Before he did so, he consulted a panel of six experts, including Amal Clooney and Baroness Helena Kennedy. Also on the panel was someone with a lower public profile, but who is one of the world’s foremost experts on the laws of war. Theodor Meron, 94, helped to establish the foundations for international criminal tribunals and oversaw the world’s first genocide trials. He is also a Holocaust survivor and former Israeli official who, in the first decades of Israel’s existence, advised on legal arguments against what have become some of the country’s most controversial policies, including on West Bank settlements. Foreign Policy magazine dubbed him “the man who tried to save Israel from itself ”.
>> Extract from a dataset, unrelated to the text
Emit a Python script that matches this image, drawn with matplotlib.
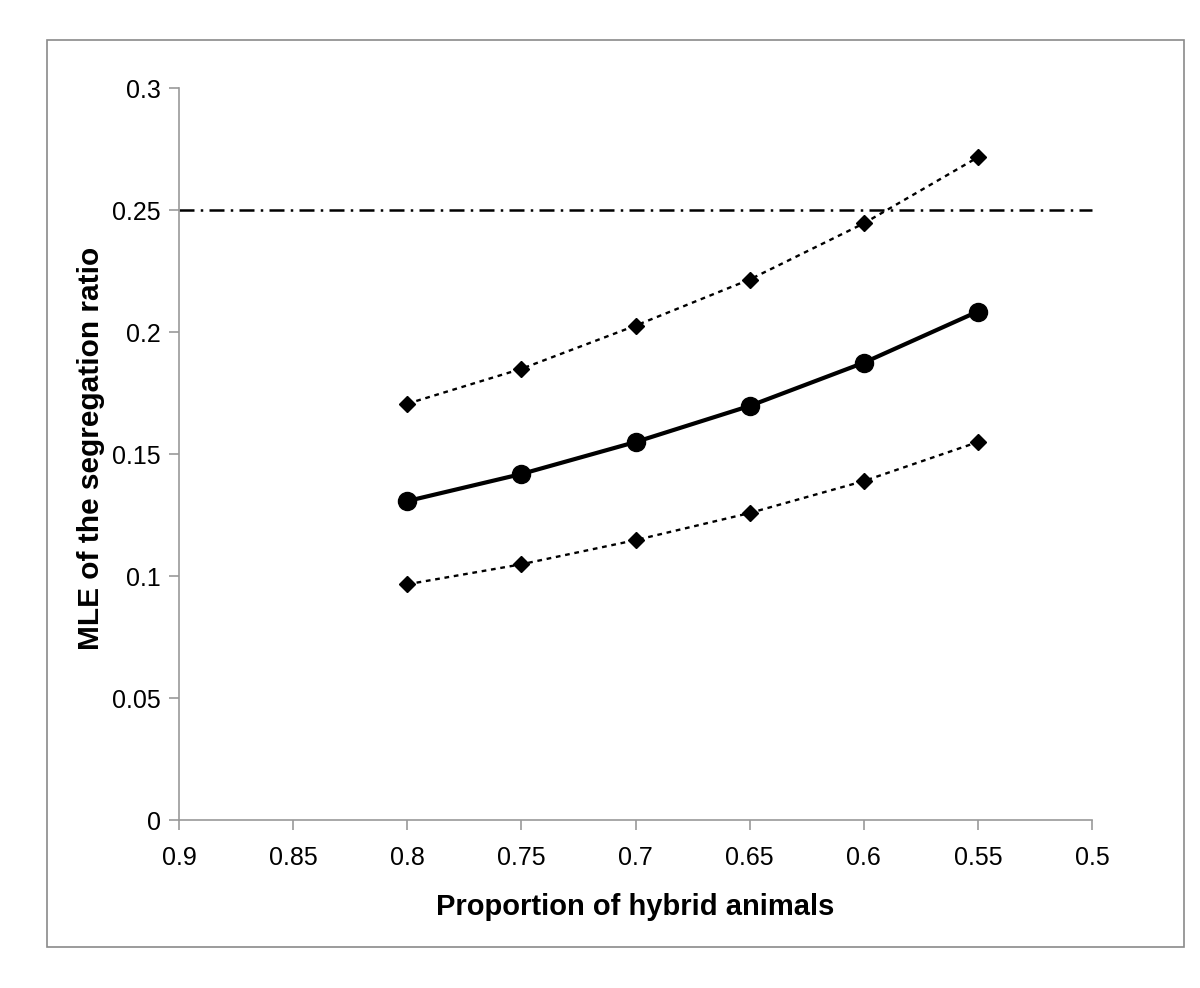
import matplotlib
matplotlib.use("Agg")
import matplotlib.pyplot as plt
from matplotlib.patches import Rectangle

plt.rcParams['font.family'] = ['Liberation Sans', 'DejaVu Sans']

proportion = [0.8, 0.75, 0.7, 0.65, 0.6, 0.55]
mle = [0.1307, 0.1418, 0.1549, 0.1697, 0.1874, 0.2084]
upper = [0.1706, 0.1849, 0.2026, 0.2215, 0.2445, 0.2716]
lower = [0.0966, 0.1048, 0.1147, 0.1258, 0.1389, 0.1549]
reference_ratio = 0.25
xticks = [0.9, 0.85, 0.8, 0.75, 0.7, 0.65, 0.6, 0.55, 0.5]
yticks = [0, 0.05, 0.1, 0.15, 0.2, 0.25, 0.3]

fig = plt.figure(figsize=(12, 9.88), dpi=100)
ax = fig.add_axes([179/1200, 1 - 820/988, (1092-179)/1200, (820-88)/988])

fig.patches.append(Rectangle((47/1200, 1 - 947/988), (1184-47)/1200, (947-40)/988,
                             transform=fig.transFigure, fill=False, edgecolor='#8a8a8a', linewidth=1.2))

ax.plot([0.9, 0.5], [reference_ratio, reference_ratio], color='black', linewidth=1.8,
        dashes=(6, 2.5, 1, 2.5), clip_on=False)
ax.plot(proportion, upper, color='black', linewidth=1.7, linestyle=(0, (2, 2)),
        marker='D', markersize=8)
ax.plot(proportion, lower, color='black', linewidth=1.7, linestyle=(0, (2, 2)),
        marker='D', markersize=8)
ax.plot(proportion, mle, color='black', linewidth=3, marker='o', markersize=13)

ax.set_xlim(0.9, 0.5)
ax.set_ylim(0, 0.3)
ax.set_xticks(xticks)
ax.set_xticklabels([f"{v:g}" for v in xticks])
ax.set_yticks(yticks)
ax.set_yticklabels([f"{v:g}" for v in yticks])

for s in ['top', 'right']:
    ax.spines[s].set_visible(False)
for s in ['left', 'bottom']:
    ax.spines[s].set_color('#999999')
    ax.spines[s].set_linewidth(1.2)
ax.tick_params(axis='both', direction='out', length=7, width=1.2, color='#999999',
               labelsize=18, pad=6)
ax.tick_params(axis='x', pad=12)

ax.set_xlabel('Proportion of hybrid animals', fontsize=21, fontweight='bold', labelpad=16)
ax.set_ylabel('MLE of the segregation ratio', fontsize=21.5, fontweight='bold')
ax.yaxis.set_label_coords(-0.081, 0.508)

fig.savefig('out.png', dpi=100)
I meet Meron in Oxford— where he’s still working as a professor—on a cold November morning. Ted, as he goes by, is waiting for me at Trinity College when I arrive. He gives me a tour, greeting students we pass and telling me about the architecture before we sit down to talk.
He has always been driven, he says, by a desire to work towards “a world with no Holocausts.”
Born to a Polish Jewish family in 1930, Meron’s childhood was cut short by the outbreak of war and he spent several years in a Nazi labour camp. By the time Allied victory came, he had lost most of his family and emigrated alone to Mandate Palestine, where he had some relatives. He was there when, in May 1948, Israel was declared an independent nation.
Meron went on to spend 20 years in the Israeli foreign service. Despite his lost years of education, he later held professorships at Harvard, New York and Berkeley, specialising in international humanitarian and criminal law.
At the age of 71, he began a new career, serving as a judge and president of the international criminal tribunals for the former Yugoslavia and Rwanda. He presided over dozens of war crimes trials, including the one that judicially recognised what happened in Srebrenica as a genocide for the first time.
I felt that ethically and morally I had to say yes
Meron is no longer a citizen of Israel, having moved to the US in the 1970s. Even so, his connection to the country gave him pause when he was asked to join Khan’s panel.
“I have to live by my principles, even when I would not have chosen to have that assignment,” he tells me. “I felt that ethically and morally I had to say yes.”
The experts unanimously agreed that there were reasonable legal grounds to pursue the warrants. In November those warrants were finally approved by a panel of ICC judges, but it’s too late for some. Two of the Hamas leaders named on the application—Yahya Sinwar and Ismail Haniyeh—are dead. The third, Mohammed Deif, likely is too. Only Israel’s former defence minister Yoav Gallant and prime minister Benjamin Netanyahu remain standing.